Topband: twisted pair cable

Bruce k1fz at myfairpoint.net
Sun Sep 8 14:48:46 EDT 2013


Wondered why this cable was working well. Of the cables this company is 
selling it appears the only one that has its impedance (55 ohms) posted. I 
decided to cut a section lengthwise to find out if the drain wire was in 
fact was next to the twisted pair and it is not. It runs in a straight line 
on the outside of the foil.
http://www.markertek.com/Cables/Bulk-Wire-Cable/Bulk-Audio-Cable/West-Penn-Wire-Corp/WP-D25291-P.xhtml?WP-D25291-1000

73 Bruce-K1FZ



> It is working well, and possibly because it is buried except a short 
> distance at both ends.  I was avoiding burying a non shielded, twisted 
> pair with possible varying losses due to
> changing ground conditions.
>
> 73
> Bruce-K1FZ
>
>
>
> On 8/12/2013 1:42 PM, Bruce wrote:
> I am using a twisted  pair, with shield,  that is near  55 ohm
> impedance for
> my receiving delta loop.
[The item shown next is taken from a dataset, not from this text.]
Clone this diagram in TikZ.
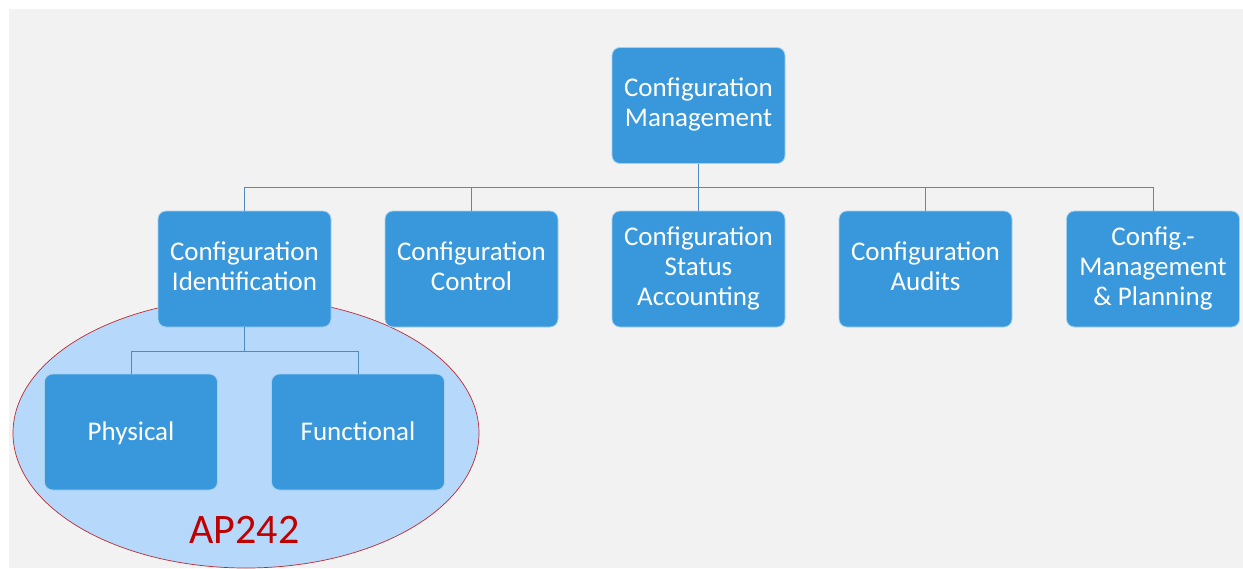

The cable is designed for audio,
>
> Depending on the nature of that cable, you're probably better off
> without the shield if both ends are transformer-isolated as I described.
> There are two potential problems. First, the shield provides a lovely
> path for common mode current, which can couple noise via Pin One
> Problems to a rig. Second, if the cable shield is foil plus drain wire
> ("rack wire" like Belden 8451), shield current will be STRONGLY coupled
> to the twisted pair by a mechanism that Neil Muncy named
> "shield-current-induced noise" (SCIN). The mechanism is that the drain
> wire has the same lay as the signal pair, and is manufactured so that it
> is much closer to one conductor the pair than the other. This results in
> more inductive coupling to the closer conductor, converting the common
> mode current to a differential voltage.